COLLECTED DATA:

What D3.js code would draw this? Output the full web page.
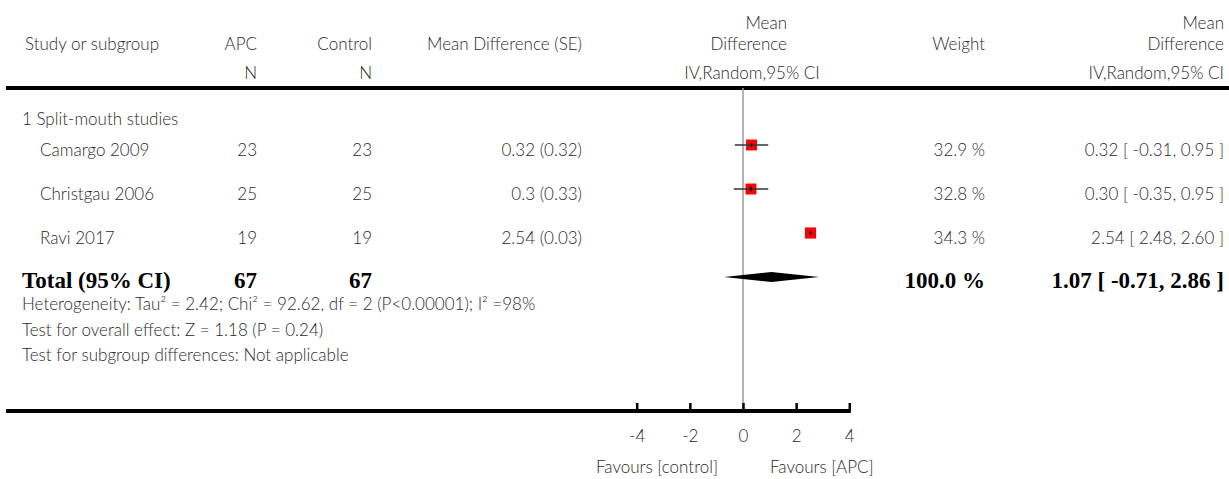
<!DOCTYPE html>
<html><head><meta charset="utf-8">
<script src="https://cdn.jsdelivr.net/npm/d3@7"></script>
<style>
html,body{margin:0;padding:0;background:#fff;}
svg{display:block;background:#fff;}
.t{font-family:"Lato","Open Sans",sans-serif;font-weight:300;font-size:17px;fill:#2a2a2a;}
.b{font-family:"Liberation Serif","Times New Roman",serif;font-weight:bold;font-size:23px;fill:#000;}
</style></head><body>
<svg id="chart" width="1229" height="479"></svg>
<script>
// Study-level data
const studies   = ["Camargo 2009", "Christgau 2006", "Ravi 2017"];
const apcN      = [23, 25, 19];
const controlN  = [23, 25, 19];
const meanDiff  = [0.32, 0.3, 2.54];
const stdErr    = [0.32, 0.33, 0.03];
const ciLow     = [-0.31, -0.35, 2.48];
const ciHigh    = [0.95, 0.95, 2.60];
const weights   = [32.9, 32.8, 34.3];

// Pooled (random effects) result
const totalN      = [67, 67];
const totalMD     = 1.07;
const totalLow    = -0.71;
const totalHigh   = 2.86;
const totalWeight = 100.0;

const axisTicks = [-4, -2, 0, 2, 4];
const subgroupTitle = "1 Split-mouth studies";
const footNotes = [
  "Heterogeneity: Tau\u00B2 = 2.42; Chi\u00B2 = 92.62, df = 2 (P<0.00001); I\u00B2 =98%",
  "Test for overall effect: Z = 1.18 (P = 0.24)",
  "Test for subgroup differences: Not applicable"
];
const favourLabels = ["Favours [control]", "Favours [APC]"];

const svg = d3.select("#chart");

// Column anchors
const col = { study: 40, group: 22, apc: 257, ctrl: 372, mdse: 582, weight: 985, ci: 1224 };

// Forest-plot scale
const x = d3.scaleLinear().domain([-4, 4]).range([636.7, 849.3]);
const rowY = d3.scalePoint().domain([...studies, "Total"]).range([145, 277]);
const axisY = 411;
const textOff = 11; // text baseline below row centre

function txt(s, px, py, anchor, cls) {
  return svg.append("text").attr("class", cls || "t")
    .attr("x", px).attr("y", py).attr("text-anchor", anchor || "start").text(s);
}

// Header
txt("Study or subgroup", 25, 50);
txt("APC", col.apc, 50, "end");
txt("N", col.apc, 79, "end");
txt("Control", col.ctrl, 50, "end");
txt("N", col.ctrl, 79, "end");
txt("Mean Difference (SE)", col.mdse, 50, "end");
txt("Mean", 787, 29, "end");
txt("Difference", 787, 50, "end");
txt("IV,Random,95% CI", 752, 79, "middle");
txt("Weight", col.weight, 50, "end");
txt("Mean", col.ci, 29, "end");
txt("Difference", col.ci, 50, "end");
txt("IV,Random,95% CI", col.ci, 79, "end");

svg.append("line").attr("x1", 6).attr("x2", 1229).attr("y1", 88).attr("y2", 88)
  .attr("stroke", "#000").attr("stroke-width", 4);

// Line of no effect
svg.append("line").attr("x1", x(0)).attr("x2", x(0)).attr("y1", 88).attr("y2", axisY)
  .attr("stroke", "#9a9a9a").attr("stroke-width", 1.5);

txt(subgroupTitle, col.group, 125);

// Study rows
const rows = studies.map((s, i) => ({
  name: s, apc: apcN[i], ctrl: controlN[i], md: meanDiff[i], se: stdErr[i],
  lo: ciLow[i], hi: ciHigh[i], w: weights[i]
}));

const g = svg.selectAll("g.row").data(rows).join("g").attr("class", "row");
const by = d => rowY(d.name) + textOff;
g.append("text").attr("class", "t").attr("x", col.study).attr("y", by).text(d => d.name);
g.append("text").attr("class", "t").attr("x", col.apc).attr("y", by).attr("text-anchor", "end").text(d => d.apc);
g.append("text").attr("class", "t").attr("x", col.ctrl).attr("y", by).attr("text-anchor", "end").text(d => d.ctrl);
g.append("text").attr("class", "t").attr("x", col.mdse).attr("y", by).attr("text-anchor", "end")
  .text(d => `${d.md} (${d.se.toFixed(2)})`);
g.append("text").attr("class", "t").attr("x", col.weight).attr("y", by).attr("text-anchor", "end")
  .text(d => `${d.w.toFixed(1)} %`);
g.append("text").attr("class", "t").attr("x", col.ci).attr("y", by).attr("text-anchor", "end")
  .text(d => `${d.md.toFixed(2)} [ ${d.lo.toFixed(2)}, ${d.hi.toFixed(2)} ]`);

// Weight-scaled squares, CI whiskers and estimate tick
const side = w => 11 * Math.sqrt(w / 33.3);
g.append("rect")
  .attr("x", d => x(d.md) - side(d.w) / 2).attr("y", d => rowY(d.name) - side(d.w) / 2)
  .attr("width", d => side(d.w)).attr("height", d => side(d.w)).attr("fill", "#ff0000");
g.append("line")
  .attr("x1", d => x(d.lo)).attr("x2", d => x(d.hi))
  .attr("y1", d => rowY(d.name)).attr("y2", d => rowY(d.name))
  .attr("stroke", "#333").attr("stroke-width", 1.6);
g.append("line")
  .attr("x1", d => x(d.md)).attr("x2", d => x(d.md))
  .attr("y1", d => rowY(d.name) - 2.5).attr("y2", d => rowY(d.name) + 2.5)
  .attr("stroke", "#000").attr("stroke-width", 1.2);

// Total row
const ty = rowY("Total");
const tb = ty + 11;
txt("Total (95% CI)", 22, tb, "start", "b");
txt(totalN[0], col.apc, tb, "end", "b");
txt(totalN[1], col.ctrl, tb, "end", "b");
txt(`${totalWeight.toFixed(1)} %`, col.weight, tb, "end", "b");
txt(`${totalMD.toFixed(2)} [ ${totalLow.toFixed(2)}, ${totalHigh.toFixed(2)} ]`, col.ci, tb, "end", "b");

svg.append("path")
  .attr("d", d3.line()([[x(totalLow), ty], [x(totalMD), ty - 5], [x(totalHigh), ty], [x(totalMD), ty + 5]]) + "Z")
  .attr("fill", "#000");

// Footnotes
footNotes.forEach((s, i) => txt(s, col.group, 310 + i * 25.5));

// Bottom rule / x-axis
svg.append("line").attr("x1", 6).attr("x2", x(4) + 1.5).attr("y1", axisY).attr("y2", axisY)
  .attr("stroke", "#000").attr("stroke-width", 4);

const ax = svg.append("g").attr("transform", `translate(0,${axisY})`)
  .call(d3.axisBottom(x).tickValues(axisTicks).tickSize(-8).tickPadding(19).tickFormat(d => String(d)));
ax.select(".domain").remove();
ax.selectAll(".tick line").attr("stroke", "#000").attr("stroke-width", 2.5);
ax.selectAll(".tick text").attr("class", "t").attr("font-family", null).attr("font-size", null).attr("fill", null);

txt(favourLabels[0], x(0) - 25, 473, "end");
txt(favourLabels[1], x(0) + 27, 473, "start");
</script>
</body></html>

AIM: Repeat the lines above, starting at the first and stopping after the line that holds "[32.9, 32.8, 34.3];", with the pictures left out.

EXPECTED OUTPUT:
What D3.js code would draw this? Output the full web page.
<!DOCTYPE html>
<html><head><meta charset="utf-8">
<script src="https://cdn.jsdelivr.net/npm/d3@7"></script>
<style>
html,body{margin:0;padding:0;background:#fff;}
svg{display:block;background:#fff;}
.t{font-family:"Lato","Open Sans",sans-serif;font-weight:300;font-size:17px;fill:#2a2a2a;}
.b{font-family:"Liberation Serif","Times New Roman",serif;font-weight:bold;font-size:23px;fill:#000;}
</style></head><body>
<svg id="chart" width="1229" height="479"></svg>
<script>
// Study-level data
const studies   = ["Camargo 2009", "Christgau 2006", "Ravi 2017"];
const apcN      = [23, 25, 19];
const controlN  = [23, 25, 19];
const meanDiff  = [0.32, 0.3, 2.54];
const stdErr    = [0.32, 0.33, 0.03];
const ciLow     = [-0.31, -0.35, 2.48];
const ciHigh    = [0.95, 0.95, 2.60];
const weights   = [32.9, 32.8, 34.3];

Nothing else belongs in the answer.